If the way we’ve raised our cats is any indication, Mr. Candy and I are going to be terrible parents.
Truly. It cannot be a good sign when you allow two overweight fluffballs to waddle into your house, sniff around and raise their Kitty Nation flag over your submissive heads. Our food is their food. Our furniture is their scratching post. In fact, we have absolutely no control over anything in our household. We curl into the fetal position, knees tucked around our chins, to ensure our cats are comfy at the foot of our bed at night. Because God forbid THEY should lose any sleep. They jump onto the new leather chair that I was just about to occupy and, rather than assert my allegedly superior position in the evolutionary tree, I ask them if they would like a silk pillow on which to rest their delicate heads.
And just to make sure we understand they rule the roost? The 22-lb. monster cat, Matty, regularly poops on the hardwood floor. A not-so-little gift from him to us human minions.
With another sure-to-be-monster-pooper on the way, Mr. Candy and I belatedly decided to use everything in our arsenal to fix Monster Cat’s longtime “issue,” including taking him to a very helpful veterinarian in West Hollywood.
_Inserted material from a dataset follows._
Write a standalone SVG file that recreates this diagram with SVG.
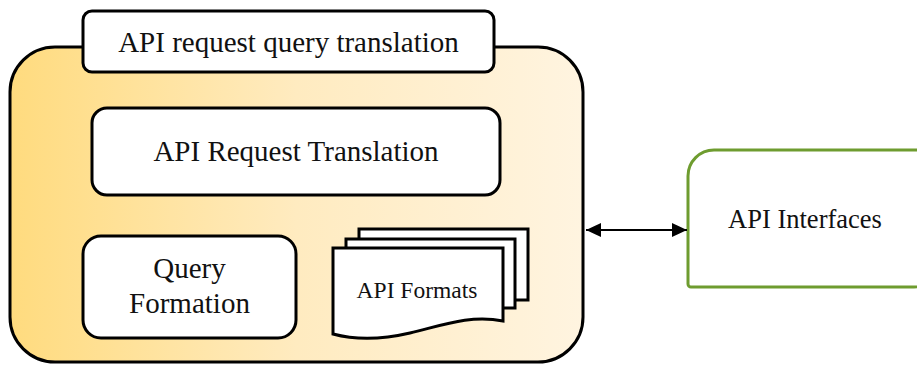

“I looked up solutions on the Internet before you came, but nothing really stood out to me,” Helpful Vet shrugged.
Wow. Thanks! We never thought of trying THAT.
We responded as any angry customer would: by dutifully forking over a hundred bucks and asking if we could fetch him a silk pillow.
Having exhausted our personal ammunition, we finally had to call in back-up troops: The Cat Whisperer. Fueled by encouragement from my mom who declared, “A hundred-fifty-bucks for a kitty quack? Are you NUTS?!” and my unhealthy obsession with Cesar Millan, Mr. Candy and I hired a seasoned “cat behaviorist” to visit our home and show us how to regain control of our house before Baby Girl arrives. Or, at least, how to get the cats to contribute toward the mortgage payments and sizable Meow Mix bills.
I smiled myself to sleep, knees firmly under chin, dreaming of our Cat Whisperer frolicking with Marcy and (Fatty) Matty on the streets of Los Angeles, Cesar Millan-style, and returning to us with two well-behaved cats who always use the scratching posts and litter boxes — while they, of course, entertain us by reciting a Petrarchan Sonnet in fluent Italian.
Which is precisely how the visit went a few weekends ago. Minus the frolicking, resultant behaving and sonnet reciting.
Okay, so we have had minimal progress. At the Cat Whisperer’s urging, we added yet another litter box on our first floor, which Fatty Matty uses… as a landmark to poop next to.
“It’s all about baby steps,” my hubby assures me as I furiously consider introducing the new litter box to Matty’s backside in an entirely different way.
And, although the startlingly big and ugly wooden scratching post that she recommended buying hasn’t deterred Fatty Matty from using our dressers as his personal claw massager, the excessive catnip my husband sprinkled on it has induced Matty into a permanently high state. In fact, it’s only a matter of time till his fluffy ass is dancing around in the buff and playing the bongo drums.
Which, I think we can all agree, is INFINITELY more entertaining than reciting sonnets. Not to mention a guaranteed reality show: “Dancing With the Buzzed Drummer Kitties.”
Sure, I’ll still have poop on my bathroom floor. But at least it will cover the Meow Mix bills.